With that kind of attitude ... you are probably better off taking that kind of business elsewhere.

Has anyone considered the difference in the relative complexity of tax law vs dole law? Perhaps if we made the rate for all existing taxes in NZ 20% we would have a much simpler regime and it would be easier to detect tax evasion? (ie. 20% GST, 20% personal tax, 20% corporate tax, 20% trustee tax rate, 20% Fringe benefit tax, etc...)

Well that's one way to get rid of the tax advice industry I guess.

That would highly favour the very wealthy and increase the already too high wealth disparity. It would need to be offset with something as simple as Gareth Morgan's Big Kahuna universal benefit. (that would eliminate benefit fraud issues also)
I note that you did not suggest that we should also have a 20% capital gains tax. To be consistent all forms of income or wealth accumulation should be included.

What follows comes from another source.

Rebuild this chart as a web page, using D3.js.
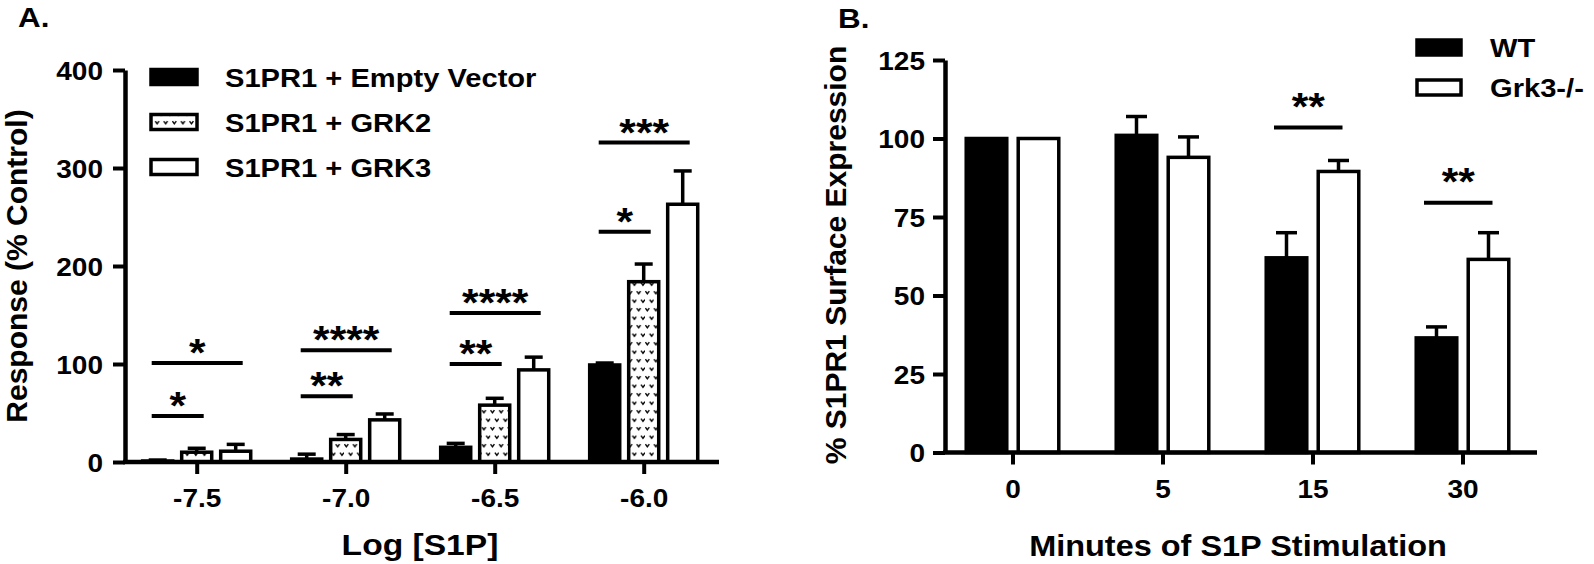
<!DOCTYPE html>
<html>
<head>
<meta charset="utf-8">
<script src="https://cdn.jsdelivr.net/npm/d3@7"></script>
<style>
html,body{margin:0;padding:0;background:#fff;}
svg{display:block;}
</style>
</head>
<body>
<svg id="chart" width="1594" height="564"></svg>
<script>
// ---------- Panel A data ----------
const catA = ["-7.5", "-7.0", "-6.5", "-6.0"];
const seriesA = ["S1PR1 + Empty Vector", "S1PR1 + GRK2", "S1PR1 + GRK3"];
const emptyMean = [1, 3, 15, 99];
const emptyErr  = [1, 5, 4, 2];
const grk2Mean  = [10, 23, 58, 184];
const grk2Err   = [4, 5, 7, 18];
const grk3Mean  = [11, 43, 94, 263];
const grk3Err   = [7, 6, 13, 34];
const yTicksA   = [0, 100, 200, 300, 400];
// significance brackets (panel A)
const sigCatA   = ["-7.5", "-7.5", "-7.0", "-7.0", "-6.5", "-6.5", "-6.0", "-6.0"];
const sigToA    = [1, 2, 1, 2, 1, 2, 1, 2];
const sigValA   = [47, 101, 67, 114, 100, 152, 235, 326];
const sigLabelA = ["*", "*", "**", "****", "**", "****", "*", "***"];

// ---------- Panel B data ----------
const catB = ["0", "5", "15", "30"];
const seriesB = ["WT", "Grk3-/-"];
const wtMean   = [100, 101, 62, 36.5];
const wtErr    = [0, 6, 8, 3.5];
const grk3Bmean = [100, 94, 89.5, 61.5];
const grk3Berr  = [0, 6.5, 3.5, 8.5];
const yTicksB   = [0, 25, 50, 75, 100, 125];
const sigCatB   = ["15", "30"];
const sigValB   = [103.5, 79.5];
const sigLabelB = ["**", "**"];

// ---------- setup ----------
const SX = 1.12; // horizontal stretch of the original typography
const svg = d3.select("#chart")
  .attr("font-family", "'Liberation Sans', Arial, Helvetica, sans-serif")
  .attr("font-weight", "bold");

const defs = svg.append("defs");
const pat = defs.append("pattern").attr("id", "dots")
  .attr("patternUnits", "userSpaceOnUse").attr("width", 8.6).attr("height", 17);
pat.append("rect").attr("width", 8.6).attr("height", 17).attr("fill", "#fff");
[[2.3, 3.5], [6.6, 12]].forEach(([cx, cy]) => {
  pat.append("path").attr("d", `M${cx-1.9},${cy-1.3}L${cx},${cy+1.4}L${cx+1.9},${cy-1.3}`)
    .attr("fill", "none").attr("stroke", "#000").attr("stroke-width", 1.4);
});

function htext(g, x, y, str, size, anchor) {
  return g.append("text")
    .attr("transform", `translate(${x},${y}) scale(${SX},1)`)
    .attr("text-anchor", anchor || "middle")
    .attr("font-size", size)
    .attr("fill", "#000")
    .text(str);
}

function styleAxis(g, sw) {
  g.selectAll("path.domain").attr("stroke", "#000").attr("stroke-width", sw);
  g.selectAll(".tick line").attr("stroke", "#000").attr("stroke-width", 4);
}

// ================= PANEL A =================
const gA = svg.append("g");
const xA = d3.scalePoint().domain(catA).range([196.7, 643.7]);
const yA = d3.scaleLinear().domain([0, 400]).range([462, 70]);
const innerA = d3.scaleBand().domain(seriesA).range([-58.5, 58.5]).paddingInner(0.23).paddingOuter(0.115);
const fillsA = ["#000", "url(#dots)", "#fff"];
const meansA = [emptyMean, grk2Mean, grk3Mean];
const errsA = [emptyErr, grk2Err, grk3Err];
const bwA = innerA.bandwidth();

seriesA.forEach((s, si) => {
  catA.forEach((c, ci) => {
    const m = meansA[si][ci], e = errsA[si][ci];
    const x0 = xA(c) + innerA(s);
    const cx = x0 + bwA / 2;
    // error bar (upper only)
    gA.append("line").attr("x1", cx).attr("x2", cx)
      .attr("y1", yA(m)).attr("y2", yA(m + e))
      .attr("stroke", "#000").attr("stroke-width", 3.5);
    gA.append("line").attr("x1", cx - 9).attr("x2", cx + 9)
      .attr("y1", yA(m + e)).attr("y2", yA(m + e))
      .attr("stroke", "#000").attr("stroke-width", 3.5);
    gA.append("rect").attr("x", x0).attr("y", yA(m))
      .attr("width", bwA).attr("height", Math.max(0, yA(0) - yA(m)))
      .attr("fill", fillsA[si]).attr("stroke", "#000").attr("stroke-width", 3.5);
  });
});

// y axis
const yAxA = gA.append("g").attr("transform", "translate(125,0)")
  .call(d3.axisLeft(yA).tickValues(yTicksA).tickSize(12).tickSizeOuter(0).tickFormat(d3.format("d")));
styleAxis(yAxA, 4.5);
yAxA.selectAll(".tick text").attr("font-size", 25).attr("fill", "#000")
  .attr("font-family", null)
  .attr("transform", `scale(${SX},1)`).attr("x", -22 / SX).attr("dy", null).attr("y", 9);

// x baseline + axis ticks
gA.append("line").attr("x1", 123).attr("x2", 719).attr("y1", yA(0)).attr("y2", yA(0))
  .attr("stroke", "#000").attr("stroke-width", 4.5);
const xAxA = gA.append("g").attr("transform", `translate(0,${yA(0)})`)
  .call(d3.axisBottom(xA).tickSize(12).tickSizeOuter(0));
xAxA.select("path.domain").remove();
styleAxis(xAxA, 4.5);
xAxA.selectAll(".tick text").attr("font-size", 25).attr("fill", "#000")
  .attr("font-family", null)
  .attr("transform", `scale(${SX},1)`).attr("dy", null).attr("y", 45);

// significance
sigCatA.forEach((c, i) => {
  const xs = xA(c) + innerA(seriesA[0]) + bwA / 2 - 6;
  const xe = xA(c) + innerA(seriesA[sigToA[i]]) + bwA / 2 + 7;
  const yy = yA(sigValA[i]);
  gA.append("line").attr("x1", xs).attr("x2", xe).attr("y1", yy).attr("y2", yy)
    .attr("stroke", "#000").attr("stroke-width", 4);
  htext(gA, (xs + xe) / 2, yy + 3, sigLabelA[i], 38, "middle");
});

// legend A
const legRowsA = [77, 122, 167];
seriesA.forEach((s, i) => {
  gA.append("rect").attr("x", 151).attr("y", legRowsA[i] - 7.5).attr("width", 46).attr("height", 15)
    .attr("fill", fillsA[i]).attr("stroke", "#000").attr("stroke-width", 3.5);
  htext(gA, 225, legRowsA[i] + 9.5, s, 26, "start");
});

// titles A
htext(gA, 18, 27, "A.", 28, "start");
htext(gA, 420, 555, "Log [S1P]", 30, "middle");
gA.append("text").attr("transform", "translate(27,266) rotate(-90)")
  .attr("text-anchor", "middle").attr("font-size", 30).text("Response (% Control)");

// ================= PANEL B =================
const gB = svg.append("g");
const xB = d3.scalePoint().domain(catB).range([1012.5, 1462.5]);
const yB = d3.scaleLinear().domain([0, 125]).range([452.5, 60]);
const innerB = d3.scaleBand().domain(seriesB).range([-52, 52]).paddingInner(0.22).paddingOuter(0.11);
const fillsB = ["#000", "#fff"];
const meansB = [wtMean, grk3Bmean];
const errsB = [wtErr, grk3Berr];
const bwB = innerB.bandwidth();

seriesB.forEach((s, si) => {
  catB.forEach((c, ci) => {
    const m = meansB[si][ci], e = errsB[si][ci];
    const x0 = xB(c) + innerB(s);
    const cx = x0 + bwB / 2;
    if (e > 0) {
      gB.append("line").attr("x1", cx).attr("x2", cx)
        .attr("y1", yB(m)).attr("y2", yB(m + e))
        .attr("stroke", "#000").attr("stroke-width", 3.5);
      gB.append("line").attr("x1", cx - 10.5).attr("x2", cx + 10.5)
        .attr("y1", yB(m + e)).attr("y2", yB(m + e))
        .attr("stroke", "#000").attr("stroke-width", 3.5);
    }
    gB.append("rect").attr("x", x0).attr("y", yB(m))
      .attr("width", bwB).attr("height", Math.max(0, yB(0) - yB(m)))
      .attr("fill", fillsB[si]).attr("stroke", "#000").attr("stroke-width", 3.5);
  });
});

const yAxB = gB.append("g").attr("transform", "translate(945,0)")
  .call(d3.axisLeft(yB).tickValues(yTicksB).tickSize(12).tickSizeOuter(0).tickFormat(d3.format("d")));
styleAxis(yAxB, 4.5);
yAxB.selectAll(".tick text").attr("font-size", 25).attr("fill", "#000")
  .attr("font-family", null)
  .attr("transform", `scale(${SX},1)`).attr("x", -20 / SX).attr("dy", null).attr("y", 9);

gB.append("line").attr("x1", 943).attr("x2", 1537).attr("y1", yB(0)).attr("y2", yB(0))
  .attr("stroke", "#000").attr("stroke-width", 4.5);
const xAxB = gB.append("g").attr("transform", `translate(0,${yB(0)})`)
  .call(d3.axisBottom(xB).tickSize(12).tickSizeOuter(0));
xAxB.select("path.domain").remove();
styleAxis(xAxB, 4.5);
xAxB.selectAll(".tick text").attr("font-size", 25).attr("fill", "#000")
  .attr("font-family", null)
  .attr("transform", `scale(${SX},1)`).attr("dy", null).attr("y", 46);

sigCatB.forEach((c, i) => {
  const xs = xB(c) + innerB(seriesB[0]) + bwB / 2 - 12.5;
  const xe = xB(c) + innerB(seriesB[1]) + bwB / 2 + 4;
  const yy = yB(sigValB[i]);
  gB.append("line").attr("x1", xs).attr("x2", xe).attr("y1", yy).attr("y2", yy)
    .attr("stroke", "#000").attr("stroke-width", 4);
  htext(gB, (xs + xe) / 2, yy - 7.5, sigLabelB[i], 38, "middle");
});

const legRowsB = [47.5, 87.5];
seriesB.forEach((s, i) => {
  gB.append("rect").attr("x", 1417).attr("y", legRowsB[i] - 7.5).attr("width", 44).attr("height", 15)
    .attr("fill", fillsB[i]).attr("stroke", "#000").attr("stroke-width", 3.5);
  htext(gB, 1490, legRowsB[i] + 9.5, s, 26, "start");
});

htext(gB, 838, 28, "B.", 28, "start");
htext(gB, 1238, 556, "Minutes of S1P Stimulation", 29, "middle");
gB.append("text").attr("transform", "translate(846,255) rotate(-90)")
  .attr("text-anchor", "middle").attr("font-size", 30).text("% S1PR1 Surface Expression");
</script>
</body>
</html>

20% income tax should already cover all capital gains that are income at the point at which they get converted to income. Taxing someone because the capital value of their home has gone up on paper is unlikely to go down very well with anyone.
If you want to expressly stipulate that a 20% capital gains tax applies in lieu of a 20% income tax when you make a profit from the sale of capital assets, then I won't argue.

Clean up taxation around property speculation. Eliminate the often used "I brought it without the intent of making a gain" excuse, and enforce any capital gain as taxable income. Also do away with the interest on debt tax offset. Would be interesting to see just how much offset there is against this rule...

Catch multinational companies. They are the main fraudsters.

Check out "The World's Favourite New Tax Haven Is The USA" - Bloomberg. Forget the Panama Papers. USA is the new Switzerland. "USA is one of the few places left where advisers are actually promoting accounts that will remain secret from overseas authorities". The biggest debtor nation in the world needs the money of course.

USA is nice place to do business. You get looked after. Take your chances in some bullshit sunny place, full of people who don't actually know what they doing.Well shit happens.